L’élu se dit certain que « la dynamique de l’Euro » amènera les supporteurs jusqu’aux plages du Prado. « Et n’oubliez pas qu’en 1998, les supporteurs sont venus jusqu’ici », a ajouté Dominique Vlasto, l’adjointe au maire chargée du tourisme, oubliant les violents affrontements sur le Vieux-Port entre supporteurs anglais, tunisiens et marseillais qui avaient fait de nombreux blessés et dégâts matériels.
Le budget de la fan-zone marseillaise s’élève à quasiment deux millions d’euros – dont 500.000 euros versés par l’UEFA. Elle dispose d’une « zone village » avec des animations pour les enfants notamment, et de deux « zones matchs » avec deux écrans géants de 160 m2, séparées par une « crash barrière » pour éviter que les supporteurs des deux équipes ne se mélangent trop et en viennent aux mains.
La géolocalisation des portables
Elle sera ouverte et accessible à tous, de 12 heures à 20 heures (jusqu’à minuit, les jours de match). Quarante-cinq matchs y seront diffusés en direct (sur 51). Pour la sécurité, 650 agents seront déployés pour réaliser notamment les palpations aux entrées. Le site est couvert par 11 caméras reliées au Centre de supervision urbain de la ville et au Centre d’information et de commandement de la police nationale.
Les forces de l’ordre disposeront également d’un nouvel outil informatique. La ville de Marseille vient d’acquérir auprès de l’opérateur SFR un logiciel permettant de géolocaliser en temps réel tous les téléphones portables, a révélé Caroline Pozmentier, l’adjointe au maire chargée de la sécurité. Cette nouvelle technologie servira à établir une « cartographie des déplacements » des supporteurs.
Reconnaissance faciale
« Cela va nous permettre d’avoir une photographie proactive des mouvements de population, et d’adapter nos moyens humains à la situation », a-t-elle plaidé.
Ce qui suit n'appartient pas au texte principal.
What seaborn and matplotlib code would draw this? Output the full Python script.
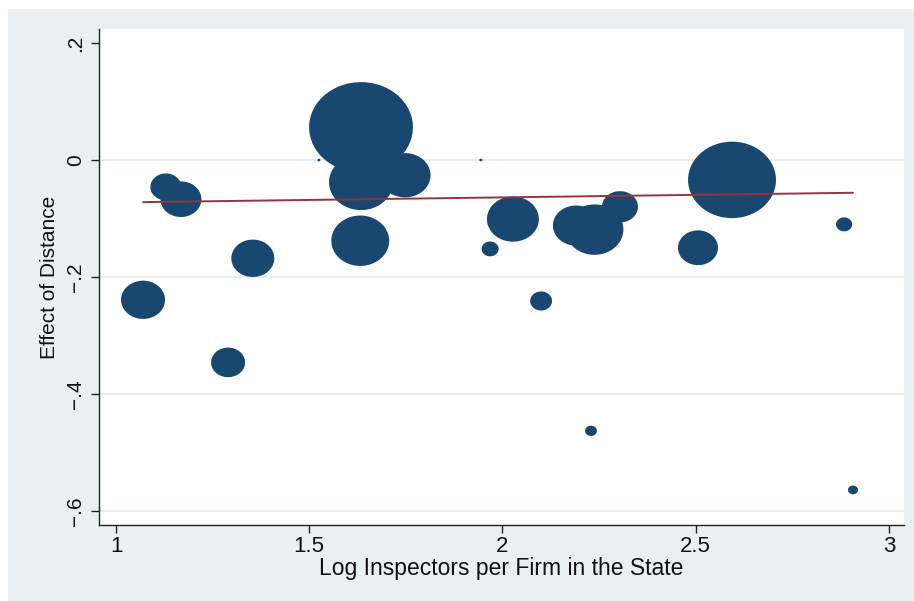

Cette nouvelle technologie sera mise en service dès le match Russie-Angleterre le 11 juin, une rencontre classée à hauts risques par les forces de l’ordre. « Cette solution est garantie par la CNIL (Commission nationale informatique et libertés), assure l’élue. Toutes les données (recueillies) resteront anonymes ».
Caroline Pozmentier ne s’est pas montrée plus précise sur cette technologie mais a promis de présenter « bientôt » ce logiciel qui est censé « garantir toutes les libertés individuelles ». Contacté, le service de presse de SFR n’a pas donné suite. A Nice, Christian Estrosi avait souhaité mettre en place la reconnaissance faciale à l’intérieur de la fan zone. Le gouvernement a refusé. « Cette proposition comporte des risques d’atteinte aux libertés publiques », a justifié il y a quelques jours Jean-Jacques Urvoas, Garde des Sceaux.